═══ GIVEN INFORMATION ═══

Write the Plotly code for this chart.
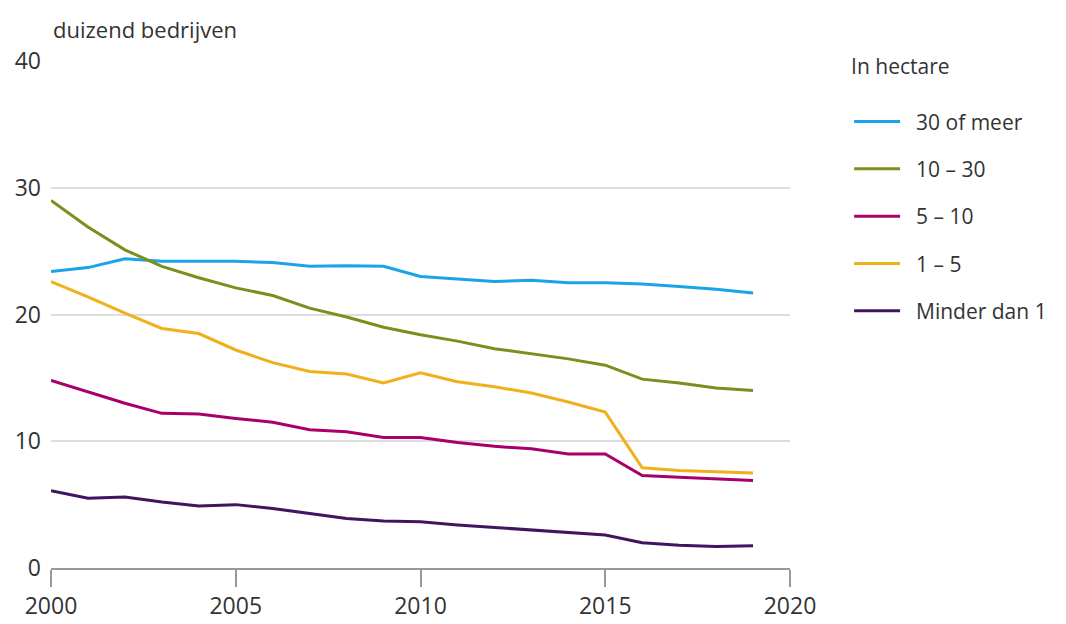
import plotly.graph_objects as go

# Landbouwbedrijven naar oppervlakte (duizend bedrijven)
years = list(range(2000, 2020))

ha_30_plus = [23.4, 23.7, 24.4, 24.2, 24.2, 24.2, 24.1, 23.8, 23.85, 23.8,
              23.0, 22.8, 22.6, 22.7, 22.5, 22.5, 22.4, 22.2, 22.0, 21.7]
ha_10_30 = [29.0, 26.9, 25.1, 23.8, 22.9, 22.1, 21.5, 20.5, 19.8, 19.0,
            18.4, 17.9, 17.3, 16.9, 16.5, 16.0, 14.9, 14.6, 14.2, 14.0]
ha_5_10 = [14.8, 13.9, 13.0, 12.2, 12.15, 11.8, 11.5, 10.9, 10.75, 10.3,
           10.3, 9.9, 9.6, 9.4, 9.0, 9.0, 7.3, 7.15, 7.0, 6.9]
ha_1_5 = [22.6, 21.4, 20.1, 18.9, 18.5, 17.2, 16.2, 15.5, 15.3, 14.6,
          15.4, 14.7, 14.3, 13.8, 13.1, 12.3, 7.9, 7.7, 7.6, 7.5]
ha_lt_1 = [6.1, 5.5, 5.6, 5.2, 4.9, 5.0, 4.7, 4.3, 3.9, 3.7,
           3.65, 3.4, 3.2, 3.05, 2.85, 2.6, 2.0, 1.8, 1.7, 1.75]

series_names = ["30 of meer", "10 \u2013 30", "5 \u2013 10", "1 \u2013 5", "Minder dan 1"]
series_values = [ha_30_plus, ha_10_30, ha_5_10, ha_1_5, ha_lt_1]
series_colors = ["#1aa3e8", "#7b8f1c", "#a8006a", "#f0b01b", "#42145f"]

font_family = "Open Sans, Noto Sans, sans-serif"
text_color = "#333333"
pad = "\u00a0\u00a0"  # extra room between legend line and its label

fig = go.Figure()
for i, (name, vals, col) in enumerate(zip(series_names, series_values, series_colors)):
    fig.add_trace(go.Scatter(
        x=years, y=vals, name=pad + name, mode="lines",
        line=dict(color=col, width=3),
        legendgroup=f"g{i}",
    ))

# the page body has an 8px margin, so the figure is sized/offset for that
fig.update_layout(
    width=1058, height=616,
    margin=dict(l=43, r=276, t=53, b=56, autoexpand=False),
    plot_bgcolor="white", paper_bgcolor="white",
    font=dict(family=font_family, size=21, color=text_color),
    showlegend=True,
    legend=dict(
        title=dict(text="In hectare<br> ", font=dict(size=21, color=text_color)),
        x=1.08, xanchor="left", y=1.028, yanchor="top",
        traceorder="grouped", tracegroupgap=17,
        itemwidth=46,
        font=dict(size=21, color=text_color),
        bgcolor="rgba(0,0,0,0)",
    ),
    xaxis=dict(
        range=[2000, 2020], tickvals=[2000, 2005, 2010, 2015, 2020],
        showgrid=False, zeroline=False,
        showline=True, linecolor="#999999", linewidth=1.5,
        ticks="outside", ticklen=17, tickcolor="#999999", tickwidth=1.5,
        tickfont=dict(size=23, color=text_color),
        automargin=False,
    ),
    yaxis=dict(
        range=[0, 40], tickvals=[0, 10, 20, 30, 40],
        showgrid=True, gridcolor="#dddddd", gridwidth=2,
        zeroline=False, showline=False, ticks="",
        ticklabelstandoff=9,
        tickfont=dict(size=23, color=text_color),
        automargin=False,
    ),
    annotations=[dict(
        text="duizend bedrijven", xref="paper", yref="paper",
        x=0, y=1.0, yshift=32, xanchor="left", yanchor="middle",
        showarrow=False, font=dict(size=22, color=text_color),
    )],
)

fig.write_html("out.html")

═══

WHAT TO DO ▸ The listing above must be printed again exactly, minus its pictures.

FULL RESPONSE ▸
Write the Plotly code for this chart.
import plotly.graph_objects as go

# Landbouwbedrijven naar oppervlakte (duizend bedrijven)
years = list(range(2000, 2020))

ha_30_plus = [23.4, 23.7, 24.4, 24.2, 24.2, 24.2, 24.1, 23.8, 23.85, 23.8,
              23.0, 22.8, 22.6, 22.7, 22.5, 22.5, 22.4, 22.2, 22.0, 21.7]
ha_10_30 = [29.0, 26.9, 25.1, 23.8, 22.9, 22.1, 21.5, 20.5, 19.8, 19.0,
            18.4, 17.9, 17.3, 16.9, 16.5, 16.0, 14.9, 14.6, 14.2, 14.0]
ha_5_10 = [14.8, 13.9, 13.0, 12.2, 12.15, 11.8, 11.5, 10.9, 10.75, 10.3,
           10.3, 9.9, 9.6, 9.4, 9.0, 9.0, 7.3, 7.15, 7.0, 6.9]
ha_1_5 = [22.6, 21.4, 20.1, 18.9, 18.5, 17.2, 16.2, 15.5, 15.3, 14.6,
          15.4, 14.7, 14.3, 13.8, 13.1, 12.3, 7.9, 7.7, 7.6, 7.5]
ha_lt_1 = [6.1, 5.5, 5.6, 5.2, 4.9, 5.0, 4.7, 4.3, 3.9, 3.7,
           3.65, 3.4, 3.2, 3.05, 2.85, 2.6, 2.0, 1.8, 1.7, 1.75]

series_names = ["30 of meer", "10 \u2013 30", "5 \u2013 10", "1 \u2013 5", "Minder dan 1"]
series_values = [ha_30_plus, ha_10_30, ha_5_10, ha_1_5, ha_lt_1]
series_colors = ["#1aa3e8", "#7b8f1c", "#a8006a", "#f0b01b", "#42145f"]

font_family = "Open Sans, Noto Sans, sans-serif"
text_color = "#333333"
pad = "\u00a0\u00a0"  # extra room between legend line and its label

fig = go.Figure()
for i, (name, vals, col) in enumerate(zip(series_names, series_values, series_colors)):
    fig.add_trace(go.Scatter(
        x=years, y=vals, name=pad + name, mode="lines",
        line=dict(color=col, width=3),
        legendgroup=f"g{i}",
    ))

# the page body has an 8px margin, so the figure is sized/offset for that
fig.update_layout(
    width=1058, height=616,
    margin=dict(l=43, r=276, t=53, b=56, autoexpand=False),
    plot_bgcolor="white", paper_bgcolor="white",
    font=dict(family=font_family, size=21, color=text_color),
    showlegend=True,
    legend=dict(
        title=dict(text="In hectare<br> ", font=dict(size=21, color=text_color)),
        x=1.08, xanchor="left", y=1.028, yanchor="top",
        traceorder="grouped", tracegroupgap=17,
        itemwidth=46,
        font=dict(size=21, color=text_color),
        bgcolor="rgba(0,0,0,0)",
    ),
    xaxis=dict(
        range=[2000, 2020], tickvals=[2000, 2005, 2010, 2015, 2020],
        showgrid=False, zeroline=False,
        showline=True, linecolor="#999999", linewidth=1.5,
        ticks="outside", ticklen=17, tickcolor="#999999", tickwidth=1.5,
        tickfont=dict(size=23, color=text_color),
        automargin=False,
    ),
    yaxis=dict(
        range=[0, 40], tickvals=[0, 10, 20, 30, 40],
        showgrid=True, gridcolor="#dddddd", gridwidth=2,
        zeroline=False, showline=False, ticks="",
        ticklabelstandoff=9,
        tickfont=dict(size=23, color=text_color),
        automargin=False,
    ),
    annotations=[dict(
        text="duizend bedrijven", xref="paper", yref="paper",
        x=0, y=1.0, yshift=32, xanchor="left", yanchor="middle",
        showarrow=False, font=dict(size=22, color=text_color),
    )],
)

fig.write_html("out.html")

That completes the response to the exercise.